— START OF DATA EXCERPT —

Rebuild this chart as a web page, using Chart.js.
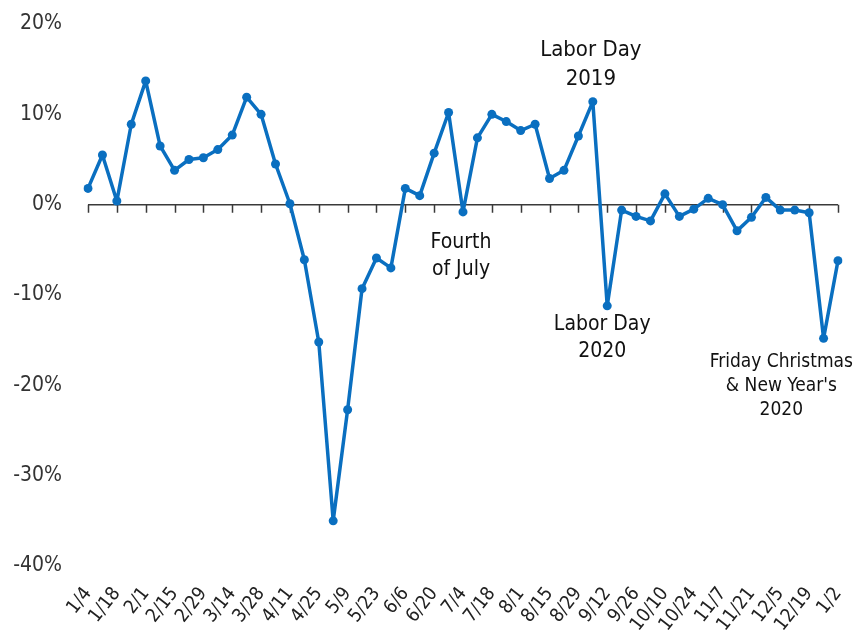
<!DOCTYPE html>
<html>
<head>
<meta charset="utf-8">
<script src="https://cdn.jsdelivr.net/npm/chart.js@4"></script>
<style>
  html, body { margin: 0; padding: 0; background: #fff; }
  canvas { display: block; }
</style>
</head>
<body>
<canvas id="myChart" width="856" height="637"></canvas>
<script>
const weeks = [
  '1/4', '1/11', '1/18', '1/25', '2/1', '2/8', '2/15', '2/22', '2/29', '3/7',
  '3/14', '3/21', '3/28', '4/4', '4/11', '4/18', '4/25', '5/2', '5/9', '5/16',
  '5/23', '5/30', '6/6', '6/13', '6/20', '6/27', '7/4', '7/11', '7/18', '7/25',
  '8/1', '8/8', '8/15', '8/22', '8/29', '9/5', '9/12', '9/19', '9/26', '10/3',
  '10/10', '10/17', '10/24', '10/31', '11/7', '11/14', '11/21', '11/28', '12/5', '12/12',
  '12/19', '12/26', '1/2'
]

const salesChange = [
  1.8, 5.5, 0.4, 8.9, 13.7, 6.5, 3.8, 5.0, 5.2, 6.1,
  7.7, 11.9, 10.0, 4.5, 0.1, -6.1, -15.2, -35.0, -22.7, -9.3,
  -5.9, -7.0, 1.8, 1.0, 5.7, 10.2, -0.8, 7.4, 10.0, 9.2,
  8.2, 8.9, 2.9, 3.8, 7.6, 11.4, -11.2, -0.6, -1.3, -1.8,
  1.2, -1.3, -0.5, 0.7, 0.0, -2.9, -1.4, 0.8, -0.6, -0.6,
  -0.9, -14.8, -6.2
]

const notes = [
  { index: 35, lines: ['Labor Day', '2019'] },
  { index: 26, lines: ['Fourth', 'of July'] },
  { index: 36, lines: ['Labor Day', '2020'] },
  { index: 51, lines: ['Friday Christmas', '& New Year\'s', '2020'] }
]

const FONT = '"Liberation Sans Narrow", "DejaVu Sans Condensed", "Roboto", sans-serif'
const BLUE = '#0a6fc0'

// zero line with a tick under every labelled week
const zeroAxis = {
  id: 'zeroAxis',
  beforeDatasetsDraw(chart) {
    const { ctx, chartArea, scales: { x, y } } = chart
    const y0 = y.getPixelForValue(0)
    ctx.save()
    ctx.strokeStyle = '#3a3a3a'
    ctx.lineWidth = 1.5
    ctx.beginPath()
    ctx.moveTo(chartArea.left, y0)
    ctx.lineTo(chartArea.right, y0)
    weeks.forEach((w, i) => {
      if (i % 2 === 0) {
        const px = Math.round(x.getPixelForValue(i)) + 0.5
        ctx.moveTo(px, y0)
        ctx.lineTo(px, y0 + 8)
      }
    })
    ctx.stroke()
    ctx.restore()
  }
}

// text placement for each note (offsets from its point)
const noteStyle = [
  { dx: -2, dy: -51, size: 22, lh: 29 },
  { dx: -2, dy: 31, size: 21, lh: 27 },
  { dx: -5, dy: 19, size: 21, lh: 27 },
  { dx: 0, dy: 24, size: 19, lh: 24 }
]

const noteLabels = {
  id: 'noteLabels',
  afterDatasetsDraw(chart) {
    const { ctx, scales: { x, y } } = chart
    ctx.save()
    ctx.fillStyle = '#111'
    ctx.textAlign = 'center'
    ctx.textBaseline = 'middle'
    notes.forEach((n, k) => {
      const st = noteStyle[k]
      ctx.font = st.size + 'px ' + FONT
      const widest = Math.max(...n.lines.map(l => ctx.measureText(l).width))
      let cx = x.getPixelForValue(n.index) + st.dx
      cx = Math.min(cx, chart.width - widest / 2 - 3)
      const cy = y.getPixelForValue(salesChange[n.index]) + st.dy
      n.lines.forEach((line, j) => ctx.fillText(line, cx, cy + j * st.lh))
    })
    ctx.restore()
  }
}

const printChart = () => {
  const ctx = document.getElementById('myChart').getContext('2d')
  const chart = new Chart(ctx, {
    type: 'line',
    data: {
      labels: weeks,
      datasets: [
        {
          data: salesChange,
          borderColor: BLUE,
          backgroundColor: BLUE,
          borderWidth: 3.5,
          borderJoinStyle: 'round',
          borderCapStyle: 'round',
          pointRadius: 4.5,
          pointHoverRadius: 4.5,
          pointBorderWidth: 0,
          tension: 0
        }
      ]
    },
    options: {
      responsive: false,
      animation: false,
      devicePixelRatio: 1,
      layout: { padding: { top: 24, right: 18, left: 0, bottom: 0 } },
      plugins: { legend: { display: false }, tooltip: { enabled: false } },
      scales: {
        x: {
          grid: { display: false, drawTicks: false },
          border: { display: false },
          ticks: {
            autoSkip: false,
            minRotation: 52,
            maxRotation: 52,
            padding: 17,
            color: '#222',
            font: { family: FONT, size: 19 },
            callback: (v, i) => (i % 2 === 0 ? weeks[i] : '')
          },
          afterFit: s => {
            s.height = 71
            s.paddingLeft = 0
            s.paddingRight = 0
          }
        },
        y: {
          min: -40,
          max: 20,
          grid: { display: false, drawTicks: false },
          border: { display: false },
          ticks: {
            stepSize: 10,
            padding: 26,
            color: '#333',
            font: { family: FONT, size: 21 },
            callback: v => v + '%'
          },
          afterFit: s => {
            s.width = 88
            s.paddingTop = 0
            s.paddingBottom = 0
          }
        }
      }
    },
    plugins: [zeroAxis, noteLabels]
  })
}

printChart()
</script>
</body>
</html>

— END OF DATA EXCERPT —

- [BRIEF] Exactly as written, please give again the lines from the beginning of the listing through the line containing "const BLUE = '#0a6fc0'", inclusive, without any pictures.

- [WRITTEN ANSWER]
Rebuild this chart as a web page, using Chart.js.
<!DOCTYPE html>
<html>
<head>
<meta charset="utf-8">
<script src="https://cdn.jsdelivr.net/npm/chart.js@4"></script>
<style>
  html, body { margin: 0; padding: 0; background: #fff; }
  canvas { display: block; }
</style>
</head>
<body>
<canvas id="myChart" width="856" height="637"></canvas>
<script>
const weeks = [
  '1/4', '1/11', '1/18', '1/25', '2/1', '2/8', '2/15', '2/22', '2/29', '3/7',
  '3/14', '3/21', '3/28', '4/4', '4/11', '4/18', '4/25', '5/2', '5/9', '5/16',
  '5/23', '5/30', '6/6', '6/13', '6/20', '6/27', '7/4', '7/11', '7/18', '7/25',
  '8/1', '8/8', '8/15', '8/22', '8/29', '9/5', '9/12', '9/19', '9/26', '10/3',
  '10/10', '10/17', '10/24', '10/31', '11/7', '11/14', '11/21', '11/28', '12/5', '12/12',
  '12/19', '12/26', '1/2'
]

const salesChange = [
  1.8, 5.5, 0.4, 8.9, 13.7, 6.5, 3.8, 5.0, 5.2, 6.1,
  7.7, 11.9, 10.0, 4.5, 0.1, -6.1, -15.2, -35.0, -22.7, -9.3,
  -5.9, -7.0, 1.8, 1.0, 5.7, 10.2, -0.8, 7.4, 10.0, 9.2,
  8.2, 8.9, 2.9, 3.8, 7.6, 11.4, -11.2, -0.6, -1.3, -1.8,
  1.2, -1.3, -0.5, 0.7, 0.0, -2.9, -1.4, 0.8, -0.6, -0.6,
  -0.9, -14.8, -6.2
]

const notes = [
  { index: 35, lines: ['Labor Day', '2019'] },
  { index: 26, lines: ['Fourth', 'of July'] },
  { index: 36, lines: ['Labor Day', '2020'] },
  { index: 51, lines: ['Friday Christmas', '& New Year\'s', '2020'] }
]

const FONT = '"Liberation Sans Narrow", "DejaVu Sans Condensed", "Roboto", sans-serif'
const BLUE = '#0a6fc0'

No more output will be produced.